From 1881 to 1957, the one constant in the life of the township was the narrow-gauge railway. Originally known as the Port Augusta to Government Gums Railway, then the Great Northern Railway, it was finally named the Central Australia Railway when it reached Alice Springs in August 1929, 51 years after construction had started from the port. The railway had been expected eventually to traverse the continent from south to north, although that ambition was only achieved in 2004, by a separate railway. Locomotives were watered and crews changed and rested at Beltana, and it became a significant station, especially during the surge in traffic during the Second World War when troops and supplies were moved north.

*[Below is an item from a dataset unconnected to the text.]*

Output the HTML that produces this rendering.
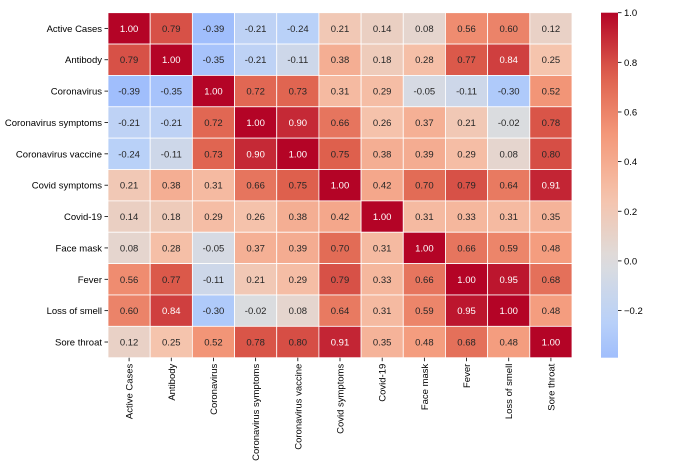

With ever-increasing demand for coal boosting traffic on the now decrepit railway to as many as 17 coal trains a week in each direction – and a further 11 when seasonal cattle trains from Marree were operated – the Commonwealth Railways, in 1957, opened a heavy-haul, standard-gauge line from Port Augusta to Marree, north of Beltana. Built to handle coal traffic from the Leigh Creek coalfield and seasonal cattle from Marree, the line bypassed Beltana by several kilometres. All narrow-gauge traffic south of Marree, including The Ghan passenger train, ceased on the narrow gauge. In 1981, the track was lifted and most infrastructure on the line was demolished. However, the main station building and freight shed at Beltana were retained and are in private ownership.